Hence, the need for a simple but satisfying fall dinner.  This recipe is adapted from a Bon Appetit recipe that called for five fresh herbs and about fifteen other ingredients.  I've streamlined it to use what I had in my fridge, but you could substitute whatever fresh herbs you had around:  the others in the original recipe were chives, tarragon and chervil.  Don't go crazy buying herbs for this, because whatever you've got will be just fine.  It's that kind of meal.

The recipe calls for Belgian white beer, but I went local again with another beer from Midnight Sun Brewery

Once again, who names these things?  Check out the Lady Godiva-esque figure.  Riding a caribou, no less. 
This goes together in less than half an hour, assuming you don't get all fancy about it.  I recommend against it.

Mussels Steamed in Beer with Parmesan Croutons
Adapted from Bon Appetit Magazine, May 2010

3 slices hearty white or sourdough bread, cut into 3/4 inch cubes
1/4 cup grated Parmesan cheese, shredded
1 tbsp. olive oil
3/4 cup chopped fresh parsley
2/3 cup 2% milk
2 tbsp. Dijon mustard
1/2 tbsp. grainy mustard
1 tbsp. unsalted butter
3 garlic cloves, minced
2 tbsp. fresh thyme, chopped
2 lb. mussels, scrubbed
1/2 cup green onions (white and pale green parts only), chopped
1 12-ounce bottle white beer, local if possible
Fresh-ground black pepper and salt, to taste

Preheat oven to 375 degrees.  Toss the bread cubes, cheese and oil in a small bowl until the cubes are coated;  add extra oil if necessary.  Spread the cubes on a baking sheet and bake for 15 minutes or until golden brown.

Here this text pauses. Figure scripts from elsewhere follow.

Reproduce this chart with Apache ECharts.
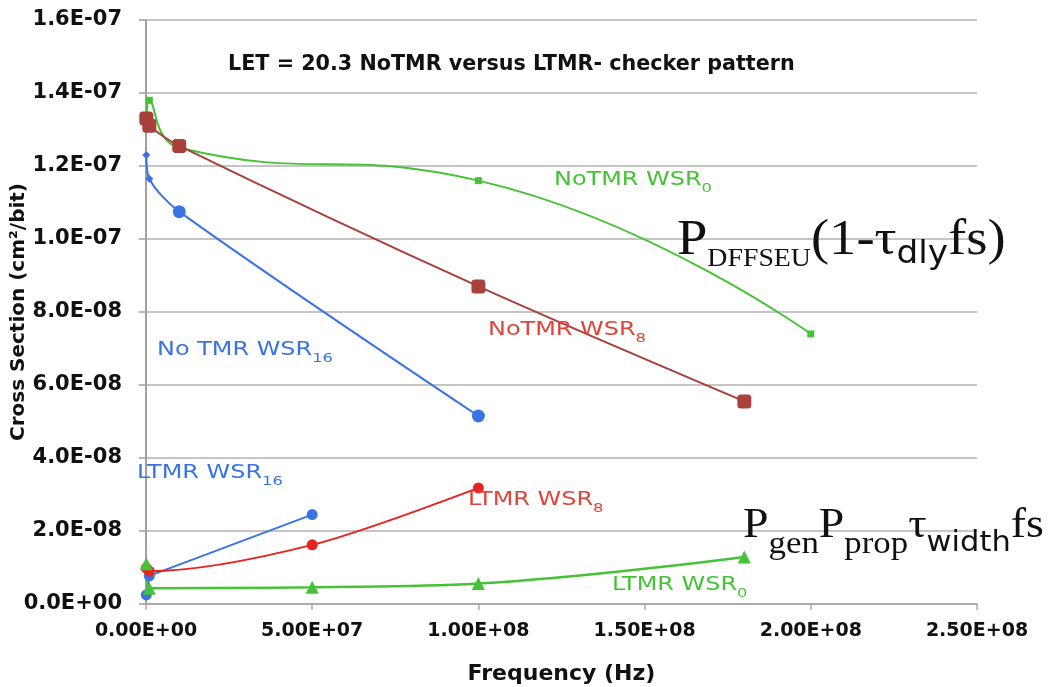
<!DOCTYPE html>
<html>
<head>
<meta charset="utf-8">
<script src="https://cdn.jsdelivr.net/npm/echarts@6/dist/echarts.min.js"></script>
<style>html,body{margin:0;padding:0;background:#fff}#c{width:1049px;height:687px}</style>
</head>
<body>
<div id="c"></div>
<script>
// ---- data (frequency in Hz, cross section in cm^2/bit) ----
const xTicks = [0, 5e7, 1e8, 1.5e8, 2e8, 2.5e8];
const yTicks = [0, 2e-8, 4e-8, 6e-8, 8e-8, 1e-7, 1.2e-7, 1.4e-7, 1.6e-7];
const noTMR_WSR0  = [[1e5, 1.31e-7], [1e6, 1.38e-7], [1e7, 1.25e-7], [1e8, 1.16e-7], [2e8, 7.4e-8]];
const noTMR_WSR8  = [[1e5, 1.33e-7], [1e6, 1.31e-7], [1e7, 1.255e-7], [1e8, 8.7e-8], [1.8e8, 5.55e-8]];
const noTMR_WSR16 = [[1e5, 1.23e-7], [1e6, 1.165e-7], [1e7, 1.075e-7], [1e8, 5.15e-8]];
const LTMR_WSR16  = [[1e5, 2.5e-9], [1e6, 7.7e-9], [5e7, 2.45e-8]];
const LTMR_WSR8   = [[1e5, 9.8e-9], [1e6, 9.0e-9], [5e7, 1.62e-8], [1e8, 3.18e-8]];
const LTMR_WSR0   = [[1e5, 1.1e-8], [1e6, 4.3e-9], [5e7, 4.6e-9], [1e8, 5.6e-9], [1.8e8, 1.29e-8]];
const titleText = 'LET = 20.3 NoTMR versus LTMR- checker pattern';

const GREEN = '#46C236', BROWN = '#A8403B', BLUE = '#3A74E3', RED = '#E8231F', LRED = '#E0443A';

function expFmt(v, d) {
  const s = Number(v).toExponential(d);
  const [m, e] = s.split('e');
  const sign = e[0] === '-' ? '-' : '+';
  const digits = e.replace(/[+-]/, '').padStart(2, '0');
  return m + 'E' + sign + digits;
}

const chart = echarts.init(document.getElementById('c'), null, {renderer: 'canvas'});
const axisFont = {fontFamily: 'DejaVu Sans', fontWeight: 'bold', color: '#111'};

function lbl(x, y, color, main, sub) {
  return {
    type: 'text', x: x, y: y, scaleX: 1.26, z: 100,
    style: {
      text: '{a|' + main + '}{b|' + sub + '}',
      verticalAlign: 'middle', align: 'left',
      rich: {
        a: {fontFamily: 'DejaVu Sans', fontSize: 19, fill: color, height: 26, verticalAlign: 'bottom'},
        b: {fontFamily: 'DejaVu Sans', fontSize: 13, fill: color, height: 8, verticalAlign: 'bottom'}
      }
    }
  };
}

const option = {
  animation: false,
  backgroundColor: '#fff',
  title: {
    text: titleText, left: 223, top: 49,
    textStyle: {fontFamily: 'DejaVu Sans', fontWeight: 'bold', fontSize: 20.7, color: '#111'}
  },
  grid: {left: 146, right: 72, top: 20, bottom: 83, containLabel: false, outerBoundsMode: 'none'},
  xAxis: {
    type: 'value', min: 0, max: 2.5e8, interval: 5e7,
    name: 'Frequency (Hz)', nameLocation: 'middle', nameGap: 59, nameMoveOverlap: false,
    nameTextStyle: Object.assign({fontSize: 22}, axisFont),
    axisLine: {lineStyle: {color: '#aaaaaa', width: 2}},
    axisTick: {show: true, length: 6, lineStyle: {color: '#aaaaaa', width: 1.5}},
    axisLabel: Object.assign({fontSize: 19, margin: 18, formatter: v => expFmt(v, 2)}, axisFont),
    splitLine: {show: false}
  },
  yAxis: {
    type: 'value', min: 0, max: 1.6e-7, interval: 2e-8,
    name: 'Cross Section (cm²/bit)', nameLocation: 'middle', nameGap: 117, nameRotate: 90,
    nameMoveOverlap: false,
    nameTextStyle: Object.assign({fontSize: 20}, axisFont),
    axisLine: {show: true, lineStyle: {color: '#a0a0a0', width: 2}},
    axisTick: {show: true, length: 7, lineStyle: {color: '#a0a0a0', width: 1.5}},
    axisLabel: Object.assign({fontSize: 21, margin: 24, formatter: v => expFmt(v, 1)}, axisFont),
    splitLine: {show: true, lineStyle: {color: '#b2b2b2', width: 1.6}}
  },
  series: [
    {name: 'NoTMR WSR0', type: 'line', data: noTMR_WSR0, smooth: 0.5, symbol: 'rect', symbolSize: 7,
     itemStyle: {color: GREEN}, lineStyle: {color: GREEN, width: 2}},
    {name: 'NoTMR WSR8', type: 'line', data: noTMR_WSR8, smooth: 0.3, symbol: 'roundRect', symbolSize: 14,
     itemStyle: {color: BROWN}, lineStyle: {color: BROWN, width: 2}},
    {name: 'No TMR WSR16', type: 'line', data: noTMR_WSR16, smooth: 0.3,
     symbol: v => v[0] < 5e6 ? 'diamond' : 'circle', symbolSize: v => v[0] < 5e6 ? 8 : 13,
     itemStyle: {color: BLUE}, lineStyle: {color: BLUE, width: 2}},
    {name: 'LTMR WSR16', type: 'line', data: LTMR_WSR16, smooth: false, symbol: 'circle', symbolSize: 11,
     itemStyle: {color: BLUE}, lineStyle: {color: BLUE, width: 2}},
    {name: 'LTMR WSR8', type: 'line', data: LTMR_WSR8, smooth: 0.3, symbol: 'circle', symbolSize: 11,
     itemStyle: {color: RED}, lineStyle: {color: RED, width: 2}},
    {name: 'LTMR WSR0', type: 'line', data: LTMR_WSR0, smooth: 0.4, symbol: 'triangle', symbolSize: 13,
     itemStyle: {color: GREEN}, lineStyle: {color: GREEN, width: 2.5}}
  ],
  graphic: [
    lbl(554, 180, GREEN, 'NoTMR WSR', '0'),
    lbl(488, 330, LRED, 'NoTMR WSR', '8'),
    lbl(157, 350, BLUE, 'No TMR WSR', '16'),
    lbl(137, 473, BLUE, 'LTMR WSR', '16'),
    lbl(468, 500, LRED, 'LTMR WSR', '8'),
    lbl(612, 585, GREEN, 'LTMR WSR', '0'),
    {
      type: 'text', x: 677, y: 269, scaleX: 1.07, z: 100,
      style: {
        text: '{p|P}{s|DFFSEU}{p|(1-τ}{d|dly}{p|fs)}',
        align: 'left', verticalAlign: 'bottom',
        rich: {
          p: {fontFamily: 'Liberation Serif', fontSize: 51, height: 56, verticalAlign: 'bottom', fill: '#111'},
          s: {fontFamily: 'Liberation Serif', fontSize: 26, height: 20, verticalAlign: 'bottom', fill: '#111'},
          d: {fontFamily: 'DejaVu Sans', fontSize: 32, height: 28, verticalAlign: 'bottom', fill: '#111'}
        }
      }
    },
    {
      type: 'text', x: 743, y: 554, scaleX: 1.09, z: 100,
      style: {
        text: '{p|P}{s|gen}{p|P}{s|prop}{p|τ}{d|width}{p|fs}',
        align: 'left', verticalAlign: 'bottom',
        rich: {
          p: {fontFamily: 'Liberation Serif', fontSize: 42, height: 56, verticalAlign: 'bottom', fill: '#111'},
          s: {fontFamily: 'Liberation Serif', fontSize: 32, height: 19, verticalAlign: 'bottom', fill: '#111'},
          d: {fontFamily: 'DejaVu Sans', fontSize: 28, height: 21, verticalAlign: 'bottom', fill: '#111'}
        }
      }
    }
  ]
};
chart.setOption(option);
</script>
</body>
</html>
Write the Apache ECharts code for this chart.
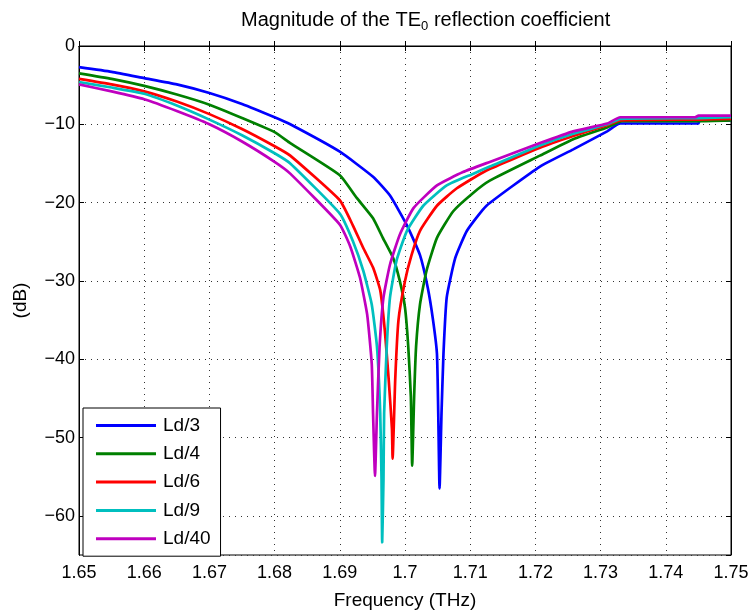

While the croutons are baking, whisk together the milk and mustards in a small bowl and set aside. 

Chop the parsley and set aside.

Melt the butter in a large pot that has a lid.  Add the garlic and chopped thyme, stir for a minute until the garlic starts to brown.  Add the mussels, green onions and beer.

Add the mustard mixture and some pepper, then cover with the lid and allow to steam for 3 minutes. 

Add 2/3 of the parsley and cover the pot again.  Allow to cook for another 5 minutes.

Take off the lid and get rid of any mussels that are cracked and unopened.

Serve the mussels in a bowl with the broth poured over them;  garnish with the croutons and remaining parsley.

Makes up to 6 appetizer servings;  serves 4 as a main course.

Food/wine pairing:  David drank the leftover beer and I managed to try it--I think if you like beer, it's a great match.  Otherwise, pair with a high-acid Spanish wine such as Albariño.


  1. What a gorgeous meal!!! Hubby won't eat these so I have to indulge when we dine out...but at least I can admire yours~

  2. Have never tried these but they look delectable!

  3. I haven't made mussels in a long time this looks good

  4. Ok, these look so good!! I've used wine on mussels, but never thought about beer!

  5. I love cooking with beer, but I never thought about using it when cooking mussels! Great idea.

  6. lovin the mussel action! But, in my book - you only made enough for one :)

  7. Nice recipe! Definitely going to try this!